Written exercise:
Return every line below in which "page" appears.

- - - - -

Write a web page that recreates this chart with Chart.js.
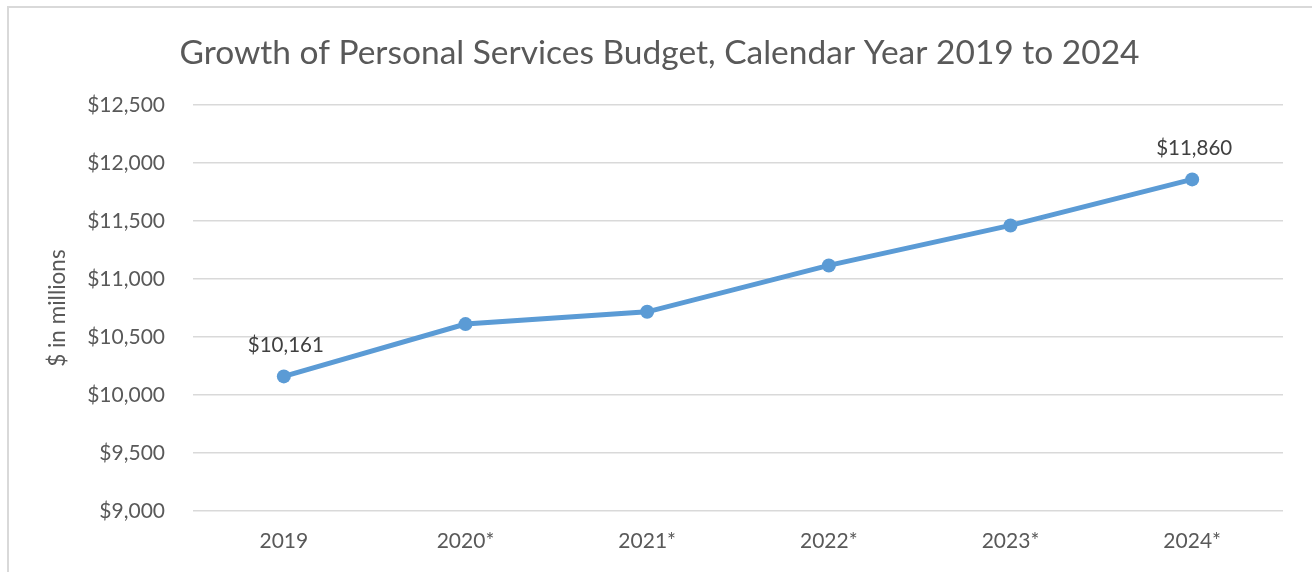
<!DOCTYPE html>
<html>
<head>
<meta charset="utf-8">
<script src="https://cdn.jsdelivr.net/npm/chart.js@4/dist/chart.umd.min.js"></script>
<style>
html,body{margin:0;padding:0;background:#fff;}
#wrap{position:relative;width:1312px;height:572px;overflow:hidden;}
#frame{position:absolute;left:7px;top:6px;width:1400px;height:700px;border-left:2px solid #d9d9d9;border-top:2px solid #d9d9d9;pointer-events:none;}
canvas{position:absolute;left:0;top:0;}
</style>
</head>
<body>
<div id="wrap">
<canvas id="c" width="1312" height="572"></canvas>
<div id="frame"></div>
</div>
<script>
const categories = ["2019", "2020*", "2021*", "2022*", "2023*", "2024*"];
const budgetValues = [10161, 10612, 10718, 11118, 11463, 11860];
const labeledIndices = [0, 5];
const yMin = 9000, yMax = 12500, yStep = 500;

const FONT = "Lato, 'Open Sans', sans-serif";
const TXT = "#595959";

const fmt = v => "$" + v.toLocaleString("en-US");

const dataLabelPlugin = {
  id: "dataLabels",
  afterDatasetsDraw(chart) {
    const ctx = chart.ctx;
    const meta = chart.getDatasetMeta(0);
    ctx.save();
    ctx.font = "20.5px " + FONT;
    ctx.fillStyle = "#404040";
    ctx.textAlign = "center";
    ctx.textBaseline = "middle";
    labeledIndices.forEach(i => {
      const el = meta.data[i];
      ctx.fillText(fmt(budgetValues[i]), el.x + 2, el.y - 31);
    });
    ctx.restore();
  }
};

new Chart(document.getElementById("c"), {
  type: "line",
  data: {
    labels: categories,
    datasets: [{
      data: budgetValues,
      borderColor: "#5B9BD5",
      backgroundColor: "#5B9BD5",
      borderWidth: 5,
      pointRadius: 7,
      pointHoverRadius: 7,
      pointBackgroundColor: "#5B9BD5",
      pointBorderWidth: 0,
      tension: 0,
      fill: false
    }]
  },
  options: {
    responsive: false,
    animation: false,
    devicePixelRatio: 1,
    layout: { padding: { left: 36, right: 29, top: 0, bottom: 0 } },
    plugins: {
      legend: { display: false },
      tooltip: { enabled: false },
      title: {
        display: true,
        text: "Growth of Personal Services Budget, Calendar Year 2019 to 2024",
        color: TXT,
        font: { family: FONT, size: 33.5, weight: "normal" },
        padding: { top: 33, bottom: 32 }
      }
    },
    scales: {
      x: {
        offset: true,
        grid: { display: false, drawTicks: false },
        border: { display: false },
        ticks: { color: TXT, font: { family: FONT, size: 21 }, padding: 18, maxRotation: 0 },
        afterFit(scale) { scale.height = 61; }
      },
      y: {
        min: yMin,
        max: yMax,
        grid: { color: "#d9d9d9", lineWidth: 1.5, drawTicks: false },
        border: { display: false },
        ticks: {
          stepSize: yStep,
          color: TXT,
          font: { family: FONT, size: 21 },
          padding: 28,
          callback: v => fmt(v)
        },
        title: {
          display: true,
          text: "$ in millions",
          color: TXT,
          font: { family: FONT, size: 22.5 },
          padding: { top: 8.5, bottom: 0 }
        },
        afterFit(scale) { scale.width = 157; }
      }
    }
  },
  plugins: [dataLabelPlugin]
});
</script>
</body>
</html>
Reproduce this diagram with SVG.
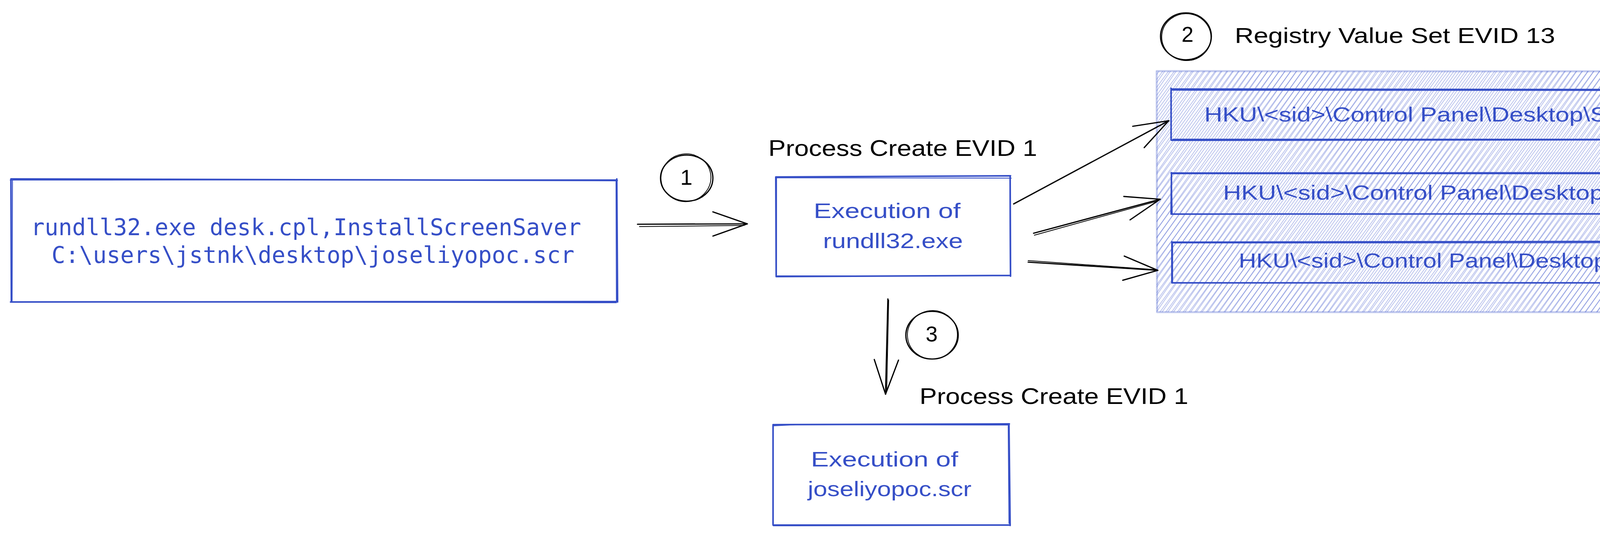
<svg xmlns="http://www.w3.org/2000/svg" width="4863" height="1372" viewBox="0 0 4863 1372">
  <defs>
    <style>
      .bx { fill: none; stroke: #364fc7; stroke-width: 4; stroke-linecap: round; stroke-linejoin: round; }
      .bx2 { fill: none; stroke: #364fc7; stroke-width: 2.2; stroke-linecap: round; stroke-linejoin: round; }
      .ln { fill: none; stroke: #000; stroke-width: 3.2; stroke-linecap: round; stroke-linejoin: round; }
      .ln2 { fill: none; stroke: #000; stroke-width: 2; stroke-linecap: round; }
      .hand { font-family: "Liberation Sans", Arial, "DejaVu Sans", sans-serif; }
      .mono { font-family: "DejaVu Sans Mono", "Liberation Mono", monospace; font-size: 58.5px; fill: #364fc7; }
      .blue { fill: #364fc7; }
      .blk { fill: #000; }
      .hl { stroke: #364fc7; stroke-opacity: 0.36; stroke-width: 1.9; }
    </style>
    <marker id="ah" viewBox="-100 -40 110 80" markerWidth="110" markerHeight="80" refX="0" refY="0" orient="auto" markerUnits="userSpaceOnUse">
      <path d="M-88,-31 L0,0 L-88,31" fill="none" stroke="#000" stroke-width="3.2" stroke-linecap="round" stroke-linejoin="round"/>
    </marker>
    <pattern id="hatchA" patternUnits="userSpaceOnUse" width="12" height="40" patternTransform="rotate(35)">
      <line class="hl" x1="3" y1="0" x2="3" y2="40"/>
    </pattern>
    <pattern id="hatchB" patternUnits="userSpaceOnUse" width="12" height="40" patternTransform="rotate(36.4) translate(5 0)">
      <line class="hl" x1="3" y1="0" x2="3" y2="40"/>
    </pattern>
  </defs>

  <rect width="4863" height="1372" fill="#fff"/>

  <!-- Registry container (hatched) -->
  <g id="registry-container">
    <rect x="2961" y="182" width="1872" height="617" fill="url(#hatchA)"/>
    <rect x="2961" y="182" width="1872" height="617" fill="url(#hatchB)"/>
    <path d="M2961,182 L4833,183 L4833,799 L2962,799 Z" fill="none" stroke="#364fc7" stroke-opacity="0.3" stroke-width="5" stroke-linejoin="round"/>
  </g>

  <!-- Source command box -->
  <g id="node-command">
    <path class="bx" d="M28,458 L1580,462 M1579,458 L1581,773 M1580,772 L27,773 M29,773 L28,458"/>
    <path class="bx2" d="M26,461 L1577,460 M1577,464 L1578,770 M1578,775 L30,772 M31,770 L32,462"/>
    <text class="mono" x="79" y="602">rundll32.exe desk.cpl,InstallScreenSaver</text>
    <text class="mono" x="132" y="673">C:\users\jstnk\desktop\joseliyopoc.scr</text>
  </g>

  <!-- Process rundll32 box -->
  <g id="node-rundll32">
    <path class="bx" d="M1986,453 L2587,450 M2586,452 L2587,707 M2587,705 L1987,708 M1987,707 L1986,453"/>
    <path class="bx2" d="M1988,455 L2589,456 M2585,455 L2586,704 M2584,706 L1990,706 M1988,704 L1988,456"/>
    <text class="hand blk" x="1967" y="399" font-size="57" textLength="688" lengthAdjust="spacingAndGlyphs">Process Create EVID 1</text>
    <text class="hand blue" x="2083" y="558" font-size="53" textLength="376" lengthAdjust="spacingAndGlyphs">Execution of</text>
    <text class="hand blue" x="2107" y="635" font-size="53" textLength="358" lengthAdjust="spacingAndGlyphs">rundll32.exe</text>
  </g>

  <!-- Process joseliyopoc box -->
  <g id="node-scr">
    <path class="bx" d="M1979,1087 L2584,1085 M2583,1086 L2586,1345 M2585,1344 L1980,1345 M1979,1344 L1979,1087"/>
    <path class="bx2" d="M1981,1090 L2040,1087 L2582,1088 M2581,1090 L2583,1340 M2582,1343 L1982,1343 M1978,1340 L1980,1090"/>
    <text class="hand blk" x="2354" y="1034" font-size="57" textLength="688" lengthAdjust="spacingAndGlyphs">Process Create EVID 1</text>
    <text class="hand blue" x="2076" y="1194" font-size="53" textLength="377" lengthAdjust="spacingAndGlyphs">Execution of</text>
    <text class="hand blue" x="2068" y="1270" font-size="53" textLength="419" lengthAdjust="spacingAndGlyphs">joseliyopoc.scr</text>
  </g>

  <!-- Registry value boxes -->
  <g id="node-reg-timeout">
    <path class="bx" d="M2998,228 L4750,230 M4749,229 L4751,358 M4750,357 L2999,359 M2998,358 L2998,226"/>
    <path class="bx2" d="M3000,231 L4748,232 M4748,233 L4749,355 M4746,356 L3002,356"/>
    <text class="hand blue" x="3083" y="311" font-size="52" textLength="1581" lengthAdjust="spacingAndGlyphs">HKU\&lt;sid&gt;\Control Panel\Desktop\ScreenSaveTimeOut</text>
  </g>
  <g id="node-reg-active">
    <path class="bx" d="M2998,443 L4785,442 M4784,443 L4785,549 M4785,547 L2999,548 M2998,548 L2999,442"/>
    <path class="bx2" d="M3000,445 L4782,445 M4782,446 L4783,546 M2999,444 L3001,546"/>
    <text class="hand blue" x="3131" y="511" font-size="52" textLength="1519" lengthAdjust="spacingAndGlyphs">HKU\&lt;sid&gt;\Control Panel\Desktop\ScreenSaveActive</text>
  </g>
  <g id="node-reg-scrnsave">
    <path class="bx" d="M3000,620 L4786,617 M4785,618 L4786,724 M4786,724 L3001,724 M3000,724 L3000,619"/>
    <path class="bx2" d="M3002,622 L4783,621 M4783,622 L4784,722 M3002,621 L3002,722"/>
    <text class="hand blue" x="3171" y="685" font-size="52" textLength="1442" lengthAdjust="spacingAndGlyphs">HKU\&lt;sid&gt;\Control Panel\Desktop\SCRNSAVE.EXE</text>
  </g>

  <!-- Step markers -->
  <g id="step-1">
    <ellipse class="ln" cx="1758" cy="456" rx="67" ry="59"/>
    <ellipse class="ln2" cx="1756" cy="455" rx="64" ry="61" transform="rotate(-8 1756 455)"/>
    <text class="hand blk" x="1757" y="473" font-size="56" text-anchor="middle">1</text>
  </g>
  <g id="step-2">
    <ellipse class="ln" cx="3036" cy="93" rx="65" ry="60"/>
    <ellipse class="ln2" cx="3037" cy="95" rx="63" ry="60" transform="rotate(6 3037 95)"/>
    <text class="hand blk" x="3040" y="107" font-size="55" text-anchor="middle">2</text>
    <text class="hand blk" x="3161" y="110" font-size="56" textLength="820" lengthAdjust="spacingAndGlyphs">Registry Value Set EVID 13</text>
  </g>
  <g id="step-3">
    <ellipse class="ln" cx="2386" cy="858" rx="67" ry="61"/>
    <ellipse class="ln2" cx="2387" cy="857" rx="64" ry="62" transform="rotate(-7 2387 857)"/>
    <text class="hand blk" x="2385" y="874" font-size="55" text-anchor="middle">3</text>
  </g>

  <!-- Connectors -->
  <g id="connectors">
    <line class="ln" x1="1632" y1="574" x2="1913" y2="573" marker-end="url(#ah)"/>
    <line class="ln2" x1="1637" y1="580" x2="1905" y2="577"/>

    <line class="ln" x1="2595" y1="522" x2="2992" y2="309" marker-end="url(#ah)"/>
    <line class="ln2" x1="2598" y1="520" x2="2985" y2="313"/>

    <line class="ln" x1="2646" y1="597" x2="2970" y2="510" marker-end="url(#ah)"/>
    <line class="ln2" x1="2648" y1="602" x2="2962" y2="515"/>

    <line class="ln" x1="2632" y1="671" x2="2964" y2="692" marker-end="url(#ah)"/>
    <line class="ln2" x1="2632" y1="667" x2="2955" y2="690"/>

    <line class="ln" x1="2273" y1="765" x2="2267" y2="1009" marker-end="url(#ah)"/>
    <line class="ln2" x1="2275" y1="768" x2="2270" y2="1000"/>
  </g>
</svg>
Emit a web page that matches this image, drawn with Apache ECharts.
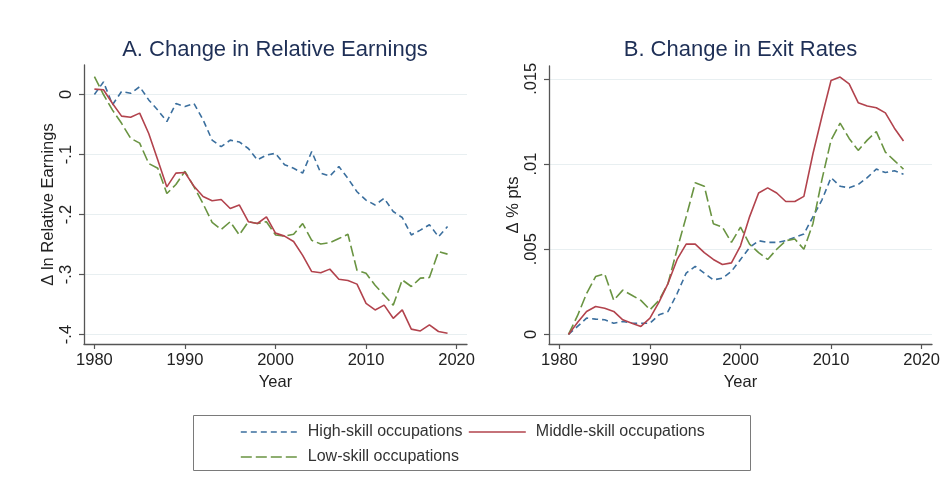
<!DOCTYPE html>
<html><head><meta charset="utf-8">
<script src="https://cdn.jsdelivr.net/npm/echarts@6/dist/echarts.min.js"></script>
<style>html,body{margin:0;padding:0;background:#fff}#c{width:948px;height:478px}</style>
</head><body><div id="c"></div>
<script>
// ---- Panel A: change in relative earnings (1980-2019)
const yearsA = [1980,1981,1982,1983,1984,1985,1986,1987,1988,1989,1990,1991,1992,1993,1994,1995,1996,1997,1998,1999,2000,2001,2002,2003,2004,2005,2006,2007,2008,2009,2010,2011,2012,2013,2014,2015,2016,2017,2018,2019];
const highA = [0.000,0.021,-0.017,0.005,0.002,0.013,-0.009,-0.026,-0.045,-0.015,-0.020,-0.015,-0.042,-0.076,-0.087,-0.076,-0.079,-0.090,-0.109,-0.101,-0.098,-0.117,-0.123,-0.131,-0.095,-0.131,-0.136,-0.120,-0.140,-0.162,-0.176,-0.184,-0.173,-0.195,-0.205,-0.234,-0.226,-0.217,-0.237,-0.220];
const middleA = [0.009,0.008,-0.015,-0.036,-0.038,-0.031,-0.065,-0.109,-0.154,-0.131,-0.130,-0.153,-0.170,-0.177,-0.175,-0.190,-0.184,-0.212,-0.215,-0.204,-0.231,-0.236,-0.245,-0.268,-0.295,-0.297,-0.291,-0.308,-0.310,-0.316,-0.348,-0.359,-0.351,-0.373,-0.359,-0.391,-0.394,-0.384,-0.395,-0.398];
const lowA = [0.030,0.000,-0.026,-0.048,-0.073,-0.081,-0.115,-0.123,-0.165,-0.150,-0.128,-0.154,-0.182,-0.213,-0.225,-0.212,-0.234,-0.212,-0.215,-0.212,-0.234,-0.236,-0.233,-0.215,-0.243,-0.249,-0.247,-0.240,-0.233,-0.293,-0.298,-0.318,-0.334,-0.351,-0.309,-0.320,-0.306,-0.305,-0.262,-0.266];

// ---- Panel B: change in exit rates (1981-2018)
const yearsB = [1981,1982,1983,1984,1985,1986,1987,1988,1989,1990,1991,1992,1993,1994,1995,1996,1997,1998,1999,2000,2001,2002,2003,2004,2005,2006,2007,2008,2009,2010,2011,2012,2013,2014,2015,2016,2017,2018];
const highB = [0,0.00047,0.00096,0.0009,0.00086,0.00066,0.00076,0.00066,0.00066,0.00066,0.00115,0.00135,0.0024,0.0036,0.0040,0.0036,0.0032,0.0033,0.0037,0.0044,0.0051,0.0055,0.0054,0.0054,0.0055,0.0057,0.0059,0.0069,0.0079,0.0092,0.0087,0.0086,0.0088,0.0092,0.0097,0.0095,0.0096,0.0094];
const middleB = [0,0.0007,0.00135,0.00164,0.00154,0.00135,0.00086,0.00066,0.00047,0.00096,0.0019,0.0030,0.0044,0.0053,0.0053,0.0048,0.0044,0.0041,0.0042,0.0052,0.0069,0.0083,0.0086,0.0083,0.0078,0.0078,0.0081,0.0106,0.0128,0.0149,0.0151,0.0147,0.0136,0.0134,0.0133,0.0130,0.0121,0.01135];
const lowB = [0,0.0011,0.0024,0.0034,0.00356,0.0020,0.0026,0.0023,0.0020,0.00145,0.0020,0.0030,0.0050,0.0069,0.0089,0.0087,0.0065,0.0063,0.0054,0.0063,0.0053,0.0048,0.0044,0.0050,0.0055,0.0056,0.0050,0.0065,0.0091,0.0114,0.0124,0.0115,0.0108,0.0114,0.0119,0.0107,0.0102,0.0097];

// ---- ticks and labels
const xTicks = [1980,1990,2000,2010,2020];
const yTicksA = [0,-0.1,-0.2,-0.3,-0.4];
const yLabelsA = ['0','-.1','-.2','-.3','-.4'];
const yTicksB = [0,0.005,0.01,0.015];
const yLabelsB = ['0','.005','.01','.015'];
const names = ['High-skill occupations','Middle-skill occupations','Low-skill occupations'];
const titles = ['A. Change in Relative Earnings','B. Change in Exit Rates'];

const FONT = '"Liberation Sans", Arial, Helvetica, sans-serif';
const AXIS = '#555';
const colors = ['#3b6f9e','#b2434d','#6a9442'];
const dashes = [[6,4],'solid',[11,4]];

function pairs(xs, ys){ return xs.map((x,i)=>[x, ys[i]]); }
function labelFor(ticks, labels){
  return v => { for (let i=0;i<ticks.length;i++){ if (Math.abs(ticks[i]-v) < 1e-9) return labels[i]; } return ''; };
}
function xAxis(grid){
  return {
    type:'value', gridIndex:grid, min:1978.85, max:2021.15,
    name:'Year', nameLocation:'middle', nameGap:26,
    nameTextStyle:{fontSize:16.5, color:'#222', fontFamily:FONT},
    axisLine:{show:true, onZero:false, lineStyle:{color:AXIS, width:1.3}},
    axisTick:{show:true, length:5, customValues:xTicks, lineStyle:{color:AXIS, width:1.2}},
    axisLabel:{customValues:xTicks, margin:8, fontSize:16.5, color:'#222', fontFamily:FONT, formatter:v=>String(v)},
    splitLine:{show:false}
  };
}
function yAxis(grid, min, max, ticks, labels, name, gap){
  return {
    type:'value', gridIndex:grid, min:min, max:max,
    name:name, nameLocation:'middle', nameGap:gap,
    nameTextStyle:{fontSize:16.5, color:'#222', fontFamily:FONT},
    axisLine:{show:true, onZero:false, lineStyle:{color:AXIS, width:1.3}},
    axisTick:{show:true, length:5, customValues:ticks, lineStyle:{color:AXIS, width:1.2}},
    axisLabel:{customValues:ticks, rotate:90, margin:9, fontSize:16.5, color:'#222', fontFamily:FONT, formatter:labelFor(ticks, labels)},
    splitLine:{show:true, lineStyle:{color:'#e8eff1', width:1.2}}
  };
}
function series(name, idx, grid, xs, ys){
  return {
    type:'line', name:name, xAxisIndex:grid, yAxisIndex:grid,
    data:pairs(xs, ys), showSymbol:false, symbol:'none', smooth:false,
    lineStyle:{color:colors[idx], width:1.6, type:dashes[idx]},
    itemStyle:{color:colors[idx]}, z: idx===1 ? 3 : 2
  };
}
function legend(name, left, top){
  return {
    data:[name], left:left, top:top, orient:'horizontal', padding:0, itemGap:0,
    itemWidth:57, itemHeight:12, selectedMode:false,
    itemStyle:{opacity:0, borderWidth:0},
    lineStyle:{width:1.6},
    textStyle:{fontSize:16, color:'#333', fontFamily:FONT, padding:[0,0,0,5]}
  };
}

const chart = echarts.init(document.getElementById('c'), null, {renderer:'canvas'});
chart.setOption({
  animation:false,
  backgroundColor:'#ffffff',
  textStyle:{fontFamily:FONT},
  grid:[
    {left:84, top:65, width:383, height:279},
    {left:549, top:66, width:383, height:278}
  ],
  xAxis:[xAxis(0), xAxis(1)],
  yAxis:[
    yAxis(0, -0.4158, 0.0492, yTicksA, yLabelsA, 'Δ ln Relative Earnings', 27),
    yAxis(1, -0.00056, 0.01575, yTicksB, yLabelsB, 'Δ % pts', 27)
  ],
  legend:[
    legend(names[0], 240, 424),
    legend(names[1], 468, 424),
    legend(names[2], 240, 449)
  ],
  series:[
    series(names[0],0,0,yearsA,highA),
    series(names[1],1,0,yearsA,middleA),
    series(names[2],2,0,yearsA,lowA),
    series(names[0],0,1,yearsB,highB),
    series(names[1],1,1,yearsB,middleB),
    series(names[2],2,1,yearsB,lowB)
  ],
  graphic:[
    {type:'text', x:275, y:50, style:{text:titles[0], textAlign:'center', textVerticalAlign:'middle', fontSize:22, fontFamily:FONT, fill:'#1e2f56'}},
    {type:'text', x:740.5, y:50, style:{text:titles[1], textAlign:'center', textVerticalAlign:'middle', fontSize:22, fontFamily:FONT, fill:'#1e2f56'}},
    {type:'rect', shape:{x:193.5, y:415.5, width:557, height:55}, style:{fill:'none', stroke:'#7a7a7a', lineWidth:1}, silent:true}
  ]
});
</script></body></html>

- - - - -

The reply:
Write a web page that recreates this chart with Chart.js.
Emit a web page that matches this image, drawn with Apache ECharts.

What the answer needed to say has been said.